Proof that $n^3+2n$ is divisible by $3$

I'm trying to freshen up for school in another month, and I'm struggling with the simplest of proofs!

Problem:

For any natural number $n , n^3 + 2n$ is divisible by $3.$ This makes sense

Proof:

Basis Step: If $n = 0,$ then $n^3 + 2n = 0^3 +$ $2 \times 0 = 0.$ So it is divisible by $3.$

Induction: Assume that for an arbitrary natural number $n$, $n^3+ 2n$ is divisible by $3.$

Induction Hypothesis: To prove this for $n+1,$ first try to express $( n + 1 )^3 + 2( n + 1 )$ in terms of $n^3 + 2n$ and use the induction hypothesis. Got it

$$( n + 1 )^3+ 2( n + 1 ) = ( n^3 + 3n^2+ 3n + 1 ) + ( 2n + 2 ) \{\text{Just some simplifying}\}$$

$$ = ( n^3 + 2n ) + ( 3n^2+ 3n + 3 ) \{\text{simplifying and regrouping}\}$$ $$ = ( n^3 + 2n ) + 3( n^2 + n + 1 ) \{\text{factored out the 3}\}$$

which is divisible by $3$, because $(n^3 + 2n )$ is divisible by $3$ by the induction hypothesis. What?

Can someone explain that last part?

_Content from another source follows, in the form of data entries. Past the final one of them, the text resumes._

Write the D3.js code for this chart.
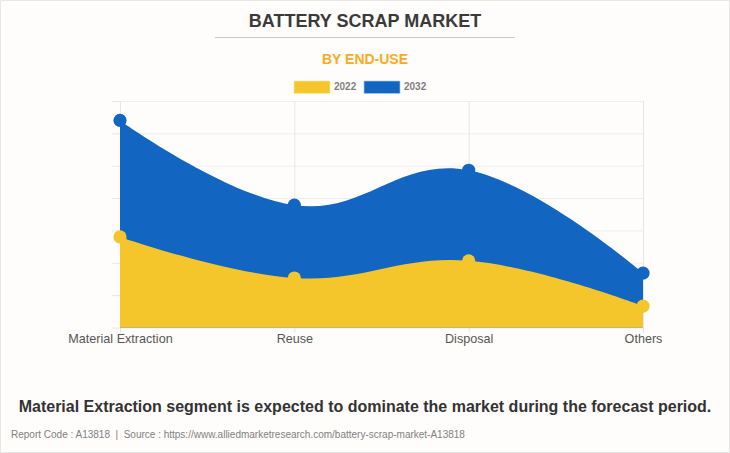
<!DOCTYPE html>
<html><head><meta charset="utf-8">
<script src="https://cdn.jsdelivr.net/npm/d3@7"></script>
<style>
html,body{margin:0;padding:0;background:#fffdfc;overflow:hidden}
svg{display:block}
text{font-family:"Liberation Sans",Arial,sans-serif}
</style></head><body>
<svg id="c" width="730" height="453"></svg>
<script>
const categories = ["Material Extraction","Reuse","Disposal","Others"];
const years = ["2022","2032"];
const values2022 = [14.0,7.65,10.3,3.3];
const values2032 = [32.0,18.9,24.3,8.4];
const yTicks = [0,5,10,15,20,25,30,35];
const colors = {"2022":"#f4c62c","2032":"#1266c2"};
const titleText = "BATTERY SCRAP MARKET";
const subtitleText = "BY END-USE";
const headline = "Material Extraction segment is expected to dominate the market during the forecast period.";
const footer = "Report Code : A13818  |  Source : https://www.alliedmarketresearch.com/battery-scrap-market-A13818";

const svg = d3.select("#c");
const W = 730, H = 453;
const L = 120, R = 643, T = 101, B = 327.5;
svg.append("rect").attr("width",W).attr("height",H).attr("fill","#fffdfc");
svg.append("path").attr("d",`M0.5,${H}V0.5H${W-0.5}V${H}`).attr("fill","none").attr("stroke","#e6e6e6");
svg.append("line").attr("x1",0).attr("x2",W).attr("y1",H-0.5).attr("y2",H-0.5).attr("stroke","#e6e6e6");

svg.append("text").attr("x",365).attr("y",27).attr("text-anchor","middle")
  .attr("font-size",18).attr("font-weight","bold").attr("fill","#3a3a3a").text(titleText);
svg.append("line").attr("x1",215).attr("x2",515).attr("y1",37.5).attr("y2",37.5).attr("stroke","#c8c8c8");
svg.append("text").attr("x",365).attr("y",63.5).attr("text-anchor","middle")
  .attr("font-size",14).attr("font-weight","bold").attr("fill","#fbaa22").text(subtitleText);

const x = d3.scalePoint().domain(categories).range([L,R]);
const y = d3.scaleLinear().domain([0,35]).range([B,T]);

const gy = svg.append("g").attr("transform",`translate(${L},0)`)
  .call(d3.axisLeft(y).tickValues(yTicks).tickSize(8).tickFormat(""));
gy.select(".domain").remove();
gy.selectAll(".tick line").attr("stroke","#e6e6e6");
gy.selectAll(".tick").append("line").attr("x1",0).attr("x2",R-L).attr("stroke","#eeeeee");

const gx = svg.append("g").attr("transform",`translate(0,${B})`)
  .call(d3.axisBottom(x).tickSize(5).tickPadding(2));
gx.select(".domain").remove();
gx.selectAll(".tick line").attr("stroke","#e0e0e0");
gx.selectAll(".tick").append("line").attr("y1",0).attr("y2",T-B).attr("stroke","#e6e6e6");
gx.selectAll("text").attr("font-size",12.6).attr("fill","#555")
  .style("font-family",'"Liberation Sans",Arial,sans-serif');

const curve = d3.curveCardinal.tension(-0.2);
const series = [{k:"2032",v:values2032},{k:"2022",v:values2022}];
series.forEach(s=>{
  const area = d3.area().x((d,i)=>x(categories[i])).y0(y(0)).y1(d=>y(d)).curve(curve);
  svg.append("path").datum(s.v).attr("d",area).attr("fill",colors[s.k]);
});
series.forEach(s=>{
  svg.append("g").selectAll("circle").data(s.v).join("circle")
    .attr("cx",(d,i)=>x(categories[i])).attr("cy",d=>y(d)).attr("r",6.6).attr("fill",colors[s.k]);
});

// legend
const lx = d3.scaleOrdinal().domain(years).range([294,364]);
years.forEach(k=>{
  svg.append("rect").attr("x",lx(k)).attr("y",81).attr("width",36).attr("height",12.5)
    .attr("fill",colors[k]).attr("stroke",k==="2022"?"#fbe9a8":"#a9c8ea").attr("stroke-width",0.7);
  svg.append("text").attr("x",lx(k)+40).attr("y",90).attr("font-size",10).attr("font-weight","bold")
    .attr("fill","#808080").text(k);
});

svg.append("text").attr("x",365).attr("y",412).attr("text-anchor","middle")
  .attr("font-size",16).attr("font-weight","bold").attr("fill","#333").text(headline);
svg.append("text").attr("x",11).attr("y",438).attr("font-size",10).attr("fill","#808080")
  .attr("xml:space","preserve").style("white-space","pre").text(footer);
</script>
</body></html>
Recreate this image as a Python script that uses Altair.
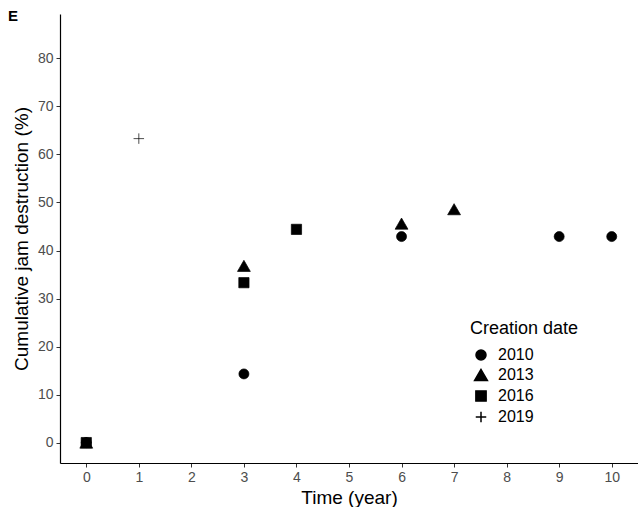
import altair as alt
import pandas as pd

creation = ["2010"] * 5 + ["2013"] * 4 + ["2016"] * 3 + ["2019"] * 2
time_year = [0, 3, 6, 9, 10, 0, 3, 6, 7, 0, 3, 4, 0, 1]
destruction = [0, 14.3, 42.9, 42.9, 42.9, 0, 36.8, 45.6, 48.6, 0, 33.3, 44.4, 0, 63.3]
x_ticks = list(range(0, 11))
y_ticks = [0, 10, 20, 30, 40, 50, 60, 70, 80]
years = ["2010", "2013", "2016", "2019"]

df = pd.DataFrame({"Creation date": creation, "Time": time_year, "Destruction": destruction})

FONT = "Liberation Sans"
plus_path = "M0,-1L0,1M-1,0L1,0"

legend = alt.Legend(title="Creation date", orient="none", legendX=410, legendY=306)

chart = alt.Chart(df).mark_point(
    filled=True, opacity=1, fill="black", stroke="black", strokeWidth=0.7
).encode(
    x=alt.X("Time:Q", scale=alt.Scale(domain=[-0.5, 10.5], nice=False, zero=False),
            axis=alt.Axis(values=x_ticks, title="Time (year)")),
    y=alt.Y("Destruction:Q", scale=alt.Scale(domain=[-4.25, 89.25], nice=False, zero=False),
            axis=alt.Axis(values=y_ticks, title="Cumulative jam destruction (%)")),
    shape=alt.Shape("Creation date:N",
                    scale=alt.Scale(domain=years, range=["circle", "triangle-up", "square", plus_path]),
                    legend=legend),
    size=alt.Size("Creation date:N",
                  scale=alt.Scale(type="ordinal", domain=years, range=[100, 165, 105, 110]),
                  legend=legend),
).properties(
    width=578, height=449,
    padding={"left": 60, "top": 14, "right": 0, "bottom": 44},
    autosize=alt.AutoSizeParams(type="none"),
    title=alt.TitleParams("E", anchor="start", frame="group", dx=-52, offset=-10,
                          fontSize=15, fontWeight="bold", font=FONT, color="black"),
).configure_view(stroke=None).configure_axis(
    grid=False, domainColor="black", domainWidth=1.2, tickColor="#333333", tickSize=4,
    labelColor="#4d4d4d", labelFont=FONT, labelFontSize=14, titleFont=FONT,
    titleFontSize=19, titleFontWeight="normal", titleColor="black", labelPadding=3,
).configure_axisX(titlePadding=4).configure_axisY(titlePadding=6).configure_legend(
    titleFont=FONT, titleFontSize=18, titleFontWeight="normal", titleColor="black",
    labelFont=FONT, labelFontSize=16, labelColor="black",
    rowPadding=3, titlePadding=9, symbolOffset=3, labelOffset=9,
)

chart.save("out.html", embed_options={"renderer": "svg", "actions": False})
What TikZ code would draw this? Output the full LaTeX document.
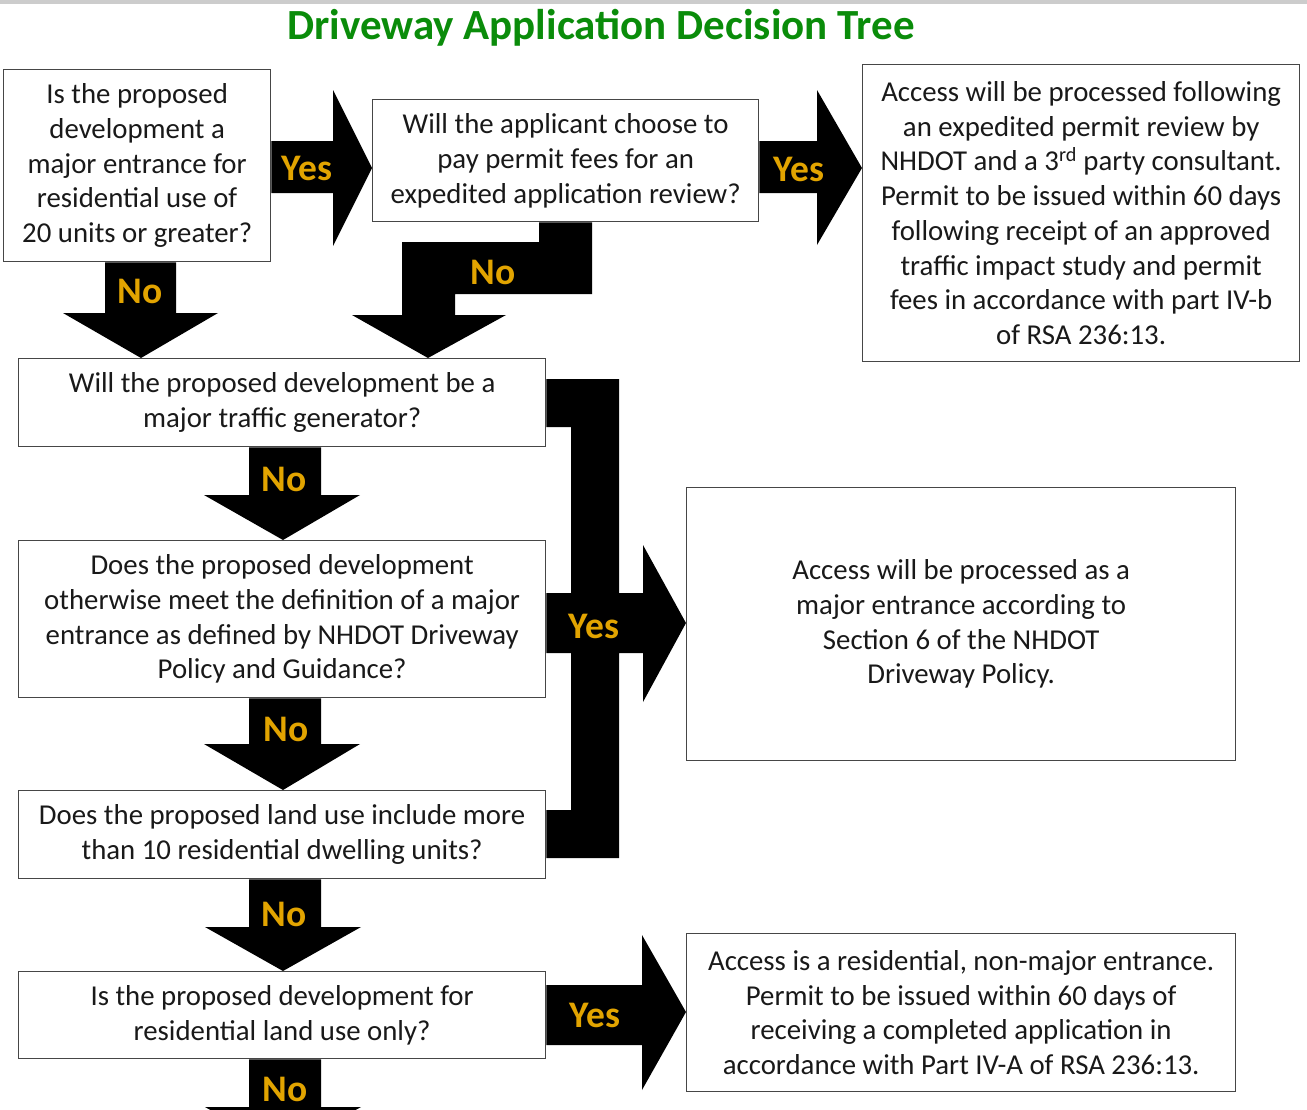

I don't see how you can claim $(n^3+ 2n ) + 3( n^2 + n + 1 )$ is divisible by $3.$

In the inductive hypothesis, you assumed that $n^3 + 2n$ was divisible by 3 for some $n$, and now you're proving the same for $n+1$. It's like knocking down dominoes: if you can prove that the first domino falls over (base case) and each domino knocks over the next (inductive step), then that means that all of the dominoes get knocked down eventually.

You know that $(n^3 + 2n) + 3(n^2 + n + 1)$ is divisible by 3 because $n^3 + 2n$ is (because of the inductive hypothesis) and $3(n^2 + n + 1)$ is (because it's 3 times an integer). So, their sum is as well.

Presumably you're only looking for a way to understand the induction problem, but you can note that $n^3+2n = n^3 - n + 3n = (n-1)(n)(n+1) + 3n$. Since any three consecutive integers has a multiple of three, we're adding two multiples of three and so get another multiple of 3.

$$n^3+2n=n(n^2+2)$$

If $n$ is divisible by $3$, then obviously, so is $n^3+2n$ because you can factor out $n$.

If $n$ is not divisible by $3$, it is sufficient to show that $n^2+2$ is divisible by 3. Now, if $n$ is not divisible by $3$, $n=3k+1$ or $n=3k+2$ for some integer $k$. Plug that into $n^2+2$ and you'll get $9k^2+6k+3$ and $9k^2+6k+6$ respectively. Both of which are divisible by 3.